You get a cloth badge. I kind of wish there was a metal pin one here too but on the other hand, I already have no idea where to show off my Maverick pin and all my important badges are on my camp blanket, so it’s quite fitting to have that where I can see it and show it off too. The Elemental badge is an iron-on one, much flatter than the other three but also bigger than the other three. It’s black and orange with BRONZE in nice bronze letters.


Which is best?

It depends what you mean by “best”. The Duke of Edinburgh’s Award is the only one that’s nationally recognised, the only one that will make employers say “ah, this is a well-rounded dependable person”. I’ve had to explain even to most Trefoil members what Voyage is. Maverick is unknown outside the niche Rebel Badge Club and virtually no one knows what Elemental is.

In terms of what it’s like to do – well, I definitely put the most effort into Maverick. Elemental felt quite easy in comparison but I did those two back-to-back, whereas I did DofE in 2002-03 and Voyage in 2016-17. Yeah, I probably enjoyed Elemental the most. Honestly, though, I think Maverick is probably the one that I’m most proud of.

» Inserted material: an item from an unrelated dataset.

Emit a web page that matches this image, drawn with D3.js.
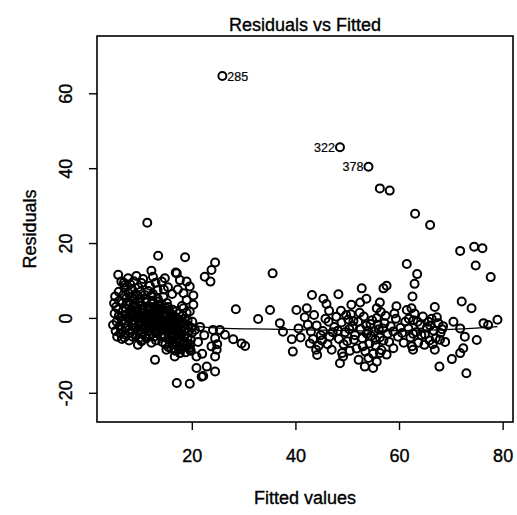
<!DOCTYPE html>
<html>
<head>
<meta charset="utf-8">
<script src="https://cdn.jsdelivr.net/npm/d3@7"></script>
<style>
  body { margin: 0; background: #fff; }
  text { font-family: "Liberation Sans", Arial, sans-serif; fill: #000; stroke: #000; stroke-width: 0.35px; }
</style>
</head>
<body>
<script>
// residuals vs fitted, [fitted, residual]
var lowPoints = [
 [5.3,-3.5],[5.5,-1.0],[5.1,1.2],[5.4,3.0],[5.6,-5.0],
 [5.9,0.5],[6.1,-2.2],[5.8,2.4],[6.0,4.6],[6.2,-4.1],[5.9,7.0],
 [6.5,-0.8],[6.7,1.8],[6.4,-3.0],[6.6,3.9],[6.8,6.1],[6.5,-5.6],[6.3,0.2],
 [7.2,2.6],[7.0,-1.5],[7.3,0.9],[7.1,-4.4],[7.4,5.3],[7.2,-2.8],[7.0,8.0],[7.5,3.8],
 [7.8,-0.3],[8.0,1.5],[7.7,-2.1],[7.9,4.2],[8.1,-3.9],[7.8,6.6],[8.0,0.8],[7.9,-6.0],
 [8.4,2.0],[8.6,-1.2],[8.3,0.4],[8.5,-3.3],[8.7,3.4],[8.4,5.7],[8.6,-5.0],[8.2,1.1],[8.5,7.5],
 [9.0,-0.6],[9.2,1.9],[8.9,-2.6],[9.1,3.0],[9.3,-4.6],[9.0,4.9],[9.2,0.3],[8.8,-1.8],[9.1,6.3],
 [9.6,0.9],[9.8,-1.4],[9.5,2.7],[9.7,-3.4],[9.9,4.1],[9.6,-0.1],[9.4,6.0],[9.8,-5.4],[9.6,1.6],[9.7,8.2],
 [10.2,-0.9],[10.4,1.3],[10.1,-2.3],[10.3,3.4],[10.5,0.2],[10.2,-4.1],[10.0,5.2],[10.4,2.4],[10.3,-6.2],[10.1,7.0],
 [10.8,0.6],[11.0,-1.9],[10.7,2.1],[10.9,-3.0],[11.1,4.4],[10.8,-0.5],[10.6,1.4],[11.0,-4.8],[10.9,6.1],[10.7,-2.6],
 [11.4,-0.2],[11.6,1.8],[11.3,-1.4],[11.5,3.1],[11.7,-3.6],[11.4,0.8],[11.2,5.0],[11.6,-2.2],[11.5,2.6],[11.3,-5.4],[11.6,7.2],
 [12.0,0.3],[12.2,-1.1],[11.9,2.3],[12.1,-2.8],[12.3,4.0],[12.0,1.2],[11.8,-4.4],[12.2,-0.6],[12.1,5.8],[11.9,3.0],[12.2,-6.6],
 [12.6,-0.4],[12.8,1.6],[12.5,-2.0],[12.7,2.9],[12.9,-3.5],[12.6,0.7],[12.4,4.6],[12.8,-1.2],[12.7,-5.0],[12.5,6.4],
 [13.2,0.9],[13.4,-0.9],[13.1,2.2],[13.3,-2.6],[13.5,3.6],[13.2,-4.0],[13.0,1.3],[13.4,5.2],[13.3,-1.7],[13.1,-6.0],[13.4,7.4],
 [13.8,-0.1],[14.0,1.9],[13.7,-1.6],[13.9,3.2],[14.1,-3.1],[13.8,0.5],[13.6,4.4],[14.0,-4.8],[13.9,2.6],[13.7,-2.4],
 [14.4,0.4],[14.6,-1.3],[14.3,2.4],[14.5,-2.9],[14.7,1.1],[14.4,-4.3],[14.2,3.6],[14.6,-0.6],[14.5,5.6],[14.3,-6.4],
 [15.0,-0.8],[15.2,1.2],[14.9,-2.2],[15.1,0.3],[15.3,-3.6],[15.0,2.6],[14.8,-5.2],[15.2,4.0],[15.1,-1.5],[14.9,-7.0],
 [15.6,-1.9],[15.8,0.1],[15.5,-3.2],[15.7,1.5],[15.9,-4.6],[15.6,-0.9],[15.4,2.9],[15.8,-6.0],[15.7,-2.6],[15.5,-7.8],
 [16.2,-2.4],[16.4,-0.6],[16.1,-4.0],[16.3,0.8],[16.5,-5.4],[16.2,-1.6],[16.0,-3.0],[16.4,-6.8],[16.3,2.2],[16.1,-8.2],
 [16.8,-3.0],[17.0,-1.2],[16.7,-4.6],[16.9,0.2],[17.1,-5.9],[16.8,-2.2],[16.6,-7.2],[17.0,1.8],[16.9,-8.8],
 [17.4,-3.6],[17.6,-1.8],[17.3,-5.2],[17.5,-0.4],[17.7,-6.6],[17.4,-2.8],[17.2,-4.4],[17.6,-7.8],[17.5,1.2],
 [18.0,-4.2],[18.2,-2.4],[17.9,-5.8],[18.1,-1.0],[18.3,-7.2],[18.0,-3.4],[17.8,-8.4],[18.2,0.6],[18.1,3.2],
 [18.6,-4.8],[18.8,-3.0],[18.5,-6.2],[18.7,-1.6],[18.9,-7.6],[18.6,-0.2],[18.4,2.6],[18.8,-9.2],
 [19.2,-5.2],[19.4,-3.6],[19.1,-6.8],[19.3,-2.0],[19.5,-8.0],[19.2,-0.6],[19.0,1.4],
 [19.8,-5.8],[20.0,-4.0],[19.7,-7.2],[19.9,-2.6],[20.1,-1.0],[19.8,-8.8],
 [6.9,9.4],[8.8,9.8],[9.3,11.2],[11.9,8.6],[13.0,9.4],[15.4,8.2],[16.2,6.4],[17.3,7.6],
 [8.1,9.0],[12.2,12.6],[10.6,10.4],[14.6,7.6],[18.4,6.6],[20.3,6.0]
];

// edge of the left cloud and the sparse middle
var edgePoints = [
 [5.8,11.5],[6.4,9.7],[7.7,10.6],[7.1,8.8],[10.3,9.3],[12.5,11.0],[14.2,9.7],[14.8,10.6],
 [17.1,11.9],[17.7,10.1],[19.0,9.7],[19.6,8.4],[5.2,5.7],[5.0,3.9],[4.8,-1.9],[7.0,-5.2],
 [9.6,-7.2],[10.3,-5.9],[12.9,-11.2],[15.1,-8.5],[16.7,-10.3],[17.7,-9.4],[19.6,-8.5],[20.9,-10.3],
 [19.0,4.8],[20.3,3.5],[19.6,1.7],[20.6,-3.2],[21.6,-2.4],[24.1,-3.2],[24.5,-5.4],[23.8,-7.6],
 [24.5,-10.3],[24.8,-8.5],[20.9,-13.4],[22.9,-13.0],[22.2,-15.5],[13.5,16.6],[18.7,16.2],[11.4,25.4],
 [16.9,12.1],[24.5,14.8],[23.8,12.8],[22.5,11.0],[23.6,9.7],[17.1,-17.4],[19.6,-17.6],[24.5,-14.3],
 [21.9,-15.7],[22.0,-9.6],[25.4,-3.2],[26.4,-4.5],[24.9,-7.0],[21.2,-6.4],[22.4,-4.6],
 [28.5,2.3],[35.1,2.1],[32.8,-0.3],[28.0,-5.7],[29.6,-6.8],[30.3,-7.5],[35.6,11.9]
];

var highPoints = [
 [56.3,34.6],[58.2,34.0],[63.1,27.8],[66.0,24.8],[71.8,17.9],[74.5,19.0],[76.1,18.6],[74.8,14.0],
 [77.7,10.9],[61.5,14.4],[63.5,11.7],[63.0,9.1],[62.6,5.7],[52.8,7.9],[57.0,7.9],[57.6,8.6],
 [48.3,6.3],[43.2,6.1],[45.4,5.1],[46.0,3.7],[46.5,1.9],[40.2,2.1],[42.2,2.6],[41.8,0.2],
 [72.1,4.4],[74.0,2.6],[66.9,2.9],[53.7,5.1],[52.5,4.1],[50.8,3.5],[48.8,1.9],[56.3,4.1],
 [55.7,2.6],[59.5,3.1],[61.5,2.1],[62.4,2.6],[70.5,-1.0],[71.8,-2.8],[76.3,-1.4],[77.2,-1.9],
 [79.0,-0.5],[37.0,-1.4],[37.6,-3.7],[39.3,-5.7],[39.5,-9.0],[42.8,-6.8],[44.0,-8.5],[44.2,-9.9],
 [47.0,-8.5],[48.6,-12.1],[49.2,-10.3],[53.4,-13.0],[55.0,-13.4],[55.7,-11.7],[56.3,-9.4],[54.1,-10.7],
 [58.9,-8.1],[62.7,-8.5],[66.9,-8.5],[67.8,-13.0],[70.2,-11.0],[71.8,-9.4],[72.4,-8.1],[73.0,-14.8],
 [75.0,-5.9],[72.7,-5.0],
 [48.9,-1.2],[49.6,-3.8],[50.2,-0.4],[48.4,-5.6],[51.0,-2.2],[49.3,-7.0],[50.7,1.0],[51.5,-4.6],
 [52.1,-1.0],[50.0,-6.2],[52.6,-3.0],[51.8,-8.2],[53.2,0.4],[52.9,-5.4],[53.7,-2.0],[54.3,-6.8],
 [53.5,-9.0],[54.8,-0.6],[55.2,-3.6],[54.6,-4.8],[55.9,-1.8],[55.5,-7.4],[56.3,-5.2],[56.9,-2.8],
 [57.4,0.6],[56.6,-8.6],[57.8,-4.2],[58.1,-6.4],[57.2,-1.4],[49.8,0.8],[50.5,-8.8],[51.3,-5.8],
 [52.4,1.4],[53.0,-7.6],[54.0,-3.4],[55.0,-9.6],[55.7,0.0],[56.1,-3.0],[57.0,-6.0],[58.4,-2.2],
 [48.2,-3.4],[49.0,-9.4],[52.2,-11.2],[54.5,-1.6],[53.8,-4.2],[51.2,-0.8],[50.4,-3.0],[56.5,1.6],
 [57.6,-9.8],[55.4,-5.8],
 [58.9,-3.6],[59.4,-0.2],[59.8,-5.0],[60.3,-2.6],[60.9,-6.6],[59.1,1.2],[61.2,-1.0],[60.6,-4.0],
 [61.8,-2.8],[62.2,-5.2],[62.8,-0.6],[63.3,-3.8],[63.7,-6.6],[64.1,-1.8],[64.6,0.4],[65.0,-4.4],
 [65.4,-2.6],[65.9,-6.0],[66.3,-0.2],[66.7,-3.4],[67.1,-5.4],[67.6,-1.4],[68.0,-4.0],[68.5,-2.2],
 [68.9,-6.4],[62.5,-7.6],[63.0,1.2],[64.3,-4.6],[65.7,-1.0],[66.5,-7.0],[67.3,0.2],[68.3,-3.0],
 [61.9,-0.2],[62.7,-4.2],[64.9,-7.2],[66.0,-2.0],[67.9,-5.8],[63.6,-1.0],
 [43.0,-3.6],[42.4,-1.8],[41.0,-5.2],[40.6,-2.8],[44.1,-2.0],[44.9,-4.6],[43.6,0.8],[45.3,-3.5],
 [46.4,-1.0],[45.1,-6.0],[47.5,-2.4],[46.6,-5.0],[47.9,0.3],[46.2,-7.0],[47.2,-3.8],[45.8,-0.2],
 [44.5,-7.4],[43.4,-5.6]
];

// labelled points
var labelIds = ["285", "322", "378"];
var labelFitted = [25.9, 48.6, 54.1];
var labelResid = [64.6, 45.6, 40.4];

// lowess smooth
var smoothX = [5, 8, 11, 14, 17, 20, 23, 26, 30, 35, 40, 45, 50, 55, 60, 65, 70, 75, 79];
var smoothY = [0.3, 0.8, 1.0, 0.4, -0.8, -2.0, -2.6, -2.8, -2.9, -3.0, -3.1, -3.3, -3.4, -3.5, -3.4, -3.3, -3.1, -2.7, -2.3];

var xTicks = [20, 40, 60, 80];
var yTicks = [-20, 0, 20, 40, 60];

var margin = {top: 36, right: 4, bottom: 93, left: 97},
width = 517 - margin.left - margin.right,
height = 515 - margin.top - margin.bottom;

var xScale = d3.scaleLinear().domain([1.7, 82.0]).range([0, width]);
var yScale = d3.scaleLinear().domain([-27.8, 75.3]).range([height, 0]);

var svg = d3.select("body").append("svg")
    .attr("width", 517)
    .attr("height", 515)
    .append("g")
    .attr("transform", "translate(" + margin.left + "," + margin.top + ")");

var allPoints = lowPoints.concat(edgePoints, highPoints);
labelIds.forEach(function(id, i) { allPoints.push([labelFitted[i], labelResid[i]]); });

// smooth line
var line = d3.line()
    .x(function(d) { return xScale(d[0]); })
    .y(function(d) { return yScale(d[1]); })
    .curve(d3.curveBasis);

svg.append("path")
    .datum(smoothX.map(function(x, i) { return [x, smoothY[i]]; }))
    .attr("d", line)
    .style("fill", "none")
    .style("stroke", "#000")
    .style("stroke-width", 1.3);

svg.selectAll(".dot")
    .data(allPoints)
    .enter().append("circle")
    .attr("class", "dot")
    .attr("r", 4)
    .attr("cx", function(d) { return xScale(d[0]); })
    .attr("cy", function(d) { return yScale(d[1]); })
    .style("fill", "none")
    .style("stroke", "#000")
    .style("stroke-width", 2);

// id labels: right of the point in the left half, left of it otherwise
var midX = (d3.min(allPoints, function(d) { return d[0]; }) + d3.max(allPoints, function(d) { return d[0]; })) / 2;
svg.selectAll(".idlab")
    .data(labelIds)
    .enter().append("text")
    .attr("class", "idlab")
    .attr("x", function(d, i) { return xScale(labelFitted[i]) + (labelFitted[i] < midX ? 5 : -5); })
    .attr("y", function(d, i) { return yScale(labelResid[i]); })
    .attr("dy", "0.36em")
    .style("text-anchor", function(d, i) { return labelFitted[i] < midX ? "start" : "end"; })
    .style("font-size", "12.5px")
    .style("stroke-width", "0.2px")
    .text(function(d) { return d; });

// axes
var xAxis = d3.axisBottom(xScale).tickValues(xTicks).tickSize(8).tickFormat(function(d) { return String(d); });
var yAxis = d3.axisLeft(yScale).tickValues(yTicks).tickSize(8).tickFormat(function(d) { return String(d); });

var gx = svg.append("g")
    .attr("transform", "translate(0," + height + ")")
    .call(xAxis);
gx.select(".domain").remove();
gx.selectAll("line").style("stroke-width", 1.4);
gx.selectAll("text")
    .attr("y", 40)
    .attr("dy", 0)
    .style("font-size", "18px")
    .style("font-family", "'Liberation Sans', Arial, sans-serif");

var gy = svg.append("g").call(yAxis);
gy.select(".domain").remove();
gy.selectAll("line").style("stroke-width", 1.4);
gy.selectAll("text")
    .attr("transform", "rotate(-90)")
    .attr("x", 0)
    .attr("y", -25)
    .attr("dy", 0)
    .style("text-anchor", "middle")
    .style("font-size", "18px")
    .style("font-family", "'Liberation Sans', Arial, sans-serif");

// box
svg.append("rect")
    .attr("width", width)
    .attr("height", height)
    .style("fill", "none")
    .style("stroke", "#000")
    .style("stroke-width", 1.6);

svg.append("text")
    .attr("x", width / 2)
    .attr("y", -5)
    .style("text-anchor", "middle")
    .style("font-size", "18px")
    .text("Residuals vs Fitted");

svg.append("text")
    .attr("x", width / 2)
    .attr("y", height + 82)
    .style("text-anchor", "middle")
    .style("font-size", "18px")
    .text("Fitted values");

svg.append("text")
    .attr("transform", "translate(" + (36 - margin.left) + "," + (height / 2) + ") rotate(-90)")
    .style("text-anchor", "middle")
    .style("font-size", "18px")
    .text("Residuals");
</script>
</body>
</html>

It’s also the only one where I’ve really felt like there’s a community supporting me. To be fair, I did my entire Bronze Voyage and 4/5 sections of my Silver Voyage as a member of the Internet Guild, which basically means a lone member. Elemental is still so small that even the Facebook group only has 47 members, and there are only two or three people who ever post, so there’s no flow of ideas and encouragement yet – and yes, I’m part of the problem! I think 6 people have finished Bronze Elemental and 2 Silver, so we’re an elite club. In contrast, there are 343 members of the Maverick group and while it’s not busy, there’s plenty of “this is what I’m doing” and “can I do this?” and “this is what I’ve done”. If my list is up to date, we’re up to 48 Bronze Mavericks finished and 4 Silvers.

If you’re over 25 and not a member of the Trefoil, join the Rebel Badge Club and do Maverick. If you don’t fancy joining a club (it’s all very informal; “joining” means going to the website and buying the Bronze logbook, therefore allowing yourself access to the Facebook group; or you can join the whole RBC by buying the first badge book and joining the RBC Facebook group), then go for Elemental. If you’re under 25, absolutely go for DofE first. It’s the one that will give you the most back – apart from the recognition, you’ll get a discount card which you can use at lots of outdoorsy suppliers, which is something none of the others offer.

And now for Silver! Well, I’m too old for Silver DofE so I’ll never do it. I’ve finished Silver Voyage. I’m signed up for Silver Maverick but have barely touched it in two years. I’m working through my Gold Voyage by now. I probably won’t do a comparison but maybe I might tell you about each one as and when I finish it.